What if early in the financial crisis banks, brokerages, money managers, financial regulators and central banks around the world knew what institutions were involved in which transactions and the extent of their exposure and that of their counterparties? Could that have prevented the last financial crisis — or the next one?
SEC Commissioner Kara Stein thinks so. She told an audience of financial professionals at the New York headquarters of the Securities Industry and Financial Markets Association this week that a global system of legal entity identifiers (LEIs) “has the power to help us prevent another financial crisis.”
The LEI is a unique 20-digit alphanumeric code that identifies a legally distinct entity involved in a financial transaction. A global system composed of these identifiers would allow regulators and risk managers at financial firms to identify which parties are involved in which transactions so they could evaluate and analyze potential risks to the financial system and individual firms, respectively, according to a U.S. Treasury FAQ on the topic.
So far, 368,000 LEIs in 191 countries have been registered globally. Twenty-seven percent are in the U.S. Stein would like to see many more LEIs and urged her audience of financial industry reps to help spur the growth.
“The regulators have provided the initial momentum and have mandated LEI in a number of rules,” said Stein. “It’s now time to pass the baton to the industry to accelerate the incorporation and acceptance of LEI in financial transactions around the world… and integrate LEIs into standard industry practice — including risk systems and reporting systems.”
Stein said the LEI system would not only reduce risk in the financial system but also has the potential to reduce compliance costs and target risk management activities. “Greater use of LEI could increase profits while mitigating market risk,” Stein said.

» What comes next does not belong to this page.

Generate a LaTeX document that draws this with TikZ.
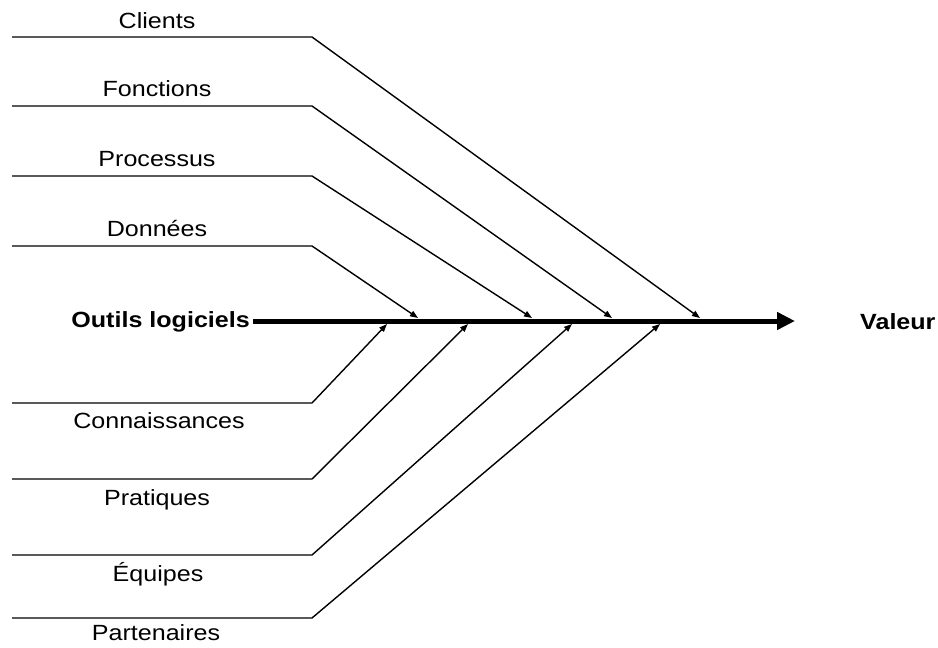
\documentclass[tikz,border=0pt]{standalone}
\usepackage{fontspec}
\setmainfont{Liberation Sans}[FakeStretch=1.14]
\usetikzlibrary{arrows.meta}
\begin{document}
\begin{tikzpicture}[x=1pt,y=-1pt,
  bone/.style={line width=1.4pt,-{Triangle[length=8pt,width=6pt]}},
  spine/.style={line width=5pt,-{Triangle[length=18pt,width=17pt]}},
  lbl/.style={font=\fontsize{22}{25}\selectfont,anchor=base,inner sep=0pt},
  head/.style={font=\fontsize{22}{25}\selectfont\bfseries,inner sep=0pt}]
\useasboundingbox (0,0) rectangle (938,648);

% labels above and below the bones
\node[lbl] (lClients)  at (157,28)  {Clients};
\node[lbl] (lFonct)    at (157,96)  {Fonctions};
\node[lbl] (lProc)     at (157,166) {Processus};
\node[lbl] (lDonn)     at (157,236) {Données};
\node[lbl] (lConn)     at (159,428) {Connaissances};
\node[lbl] (lPrat)     at (157,505) {Pratiques};
\node[lbl] (lEquip)    at (158,581) {Équipes};
\node[lbl] (lPart)     at (156,640) {Partenaires};

% cause and effect
\node[head,anchor=east] (src) at (250,322) {Outils logiciels};
\node[head,anchor=west] (val) at (860,322) {Valeur};
\coordinate (spineEnd) at (795,321);
\draw[spine] (src.east) ++(3,-1) -- (spineEnd);

% upper bones
\foreach \n/\y/\tx in {a/37/700, b/106/612, c/176/532, d/246/418}{
  \coordinate (s\n) at (12,\y);
  \coordinate (k\n) at (312,\y);
  \coordinate (t\n) at (\tx,318);
  \draw[bone] (s\n) -- (k\n) -- (t\n);
}
% lower bones
\foreach \n/\y/\tx in {e/403/387, f/479/468, g/555/572, h/618/660}{
  \coordinate (s\n) at (12,\y);
  \coordinate (k\n) at (312,\y);
  \coordinate (t\n) at (\tx,324);
  \draw[bone] (s\n) -- (k\n) -- (t\n);
}
\end{tikzpicture}
\end{document}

Stein, who describes herself as a “geek” who wants the SEC to create an Office of Data Strategy — said “developing a comprehensive approach to standardizing data is critical.” She explained that during the financial crisis there was lots of data available but “neither regulators nor market participants could fully evaluate risk exposures or interconnectedness. Opacity fueled uncertainty, and that uncertainty sparked fears that ultimately froze the credit markets and shook the financial system. “
Among other initiatives following the financial crisis, Congress created the Office of Financial Research (OFR), which is housed in the U.S. Treasury and is leading the universal adoption of LEI.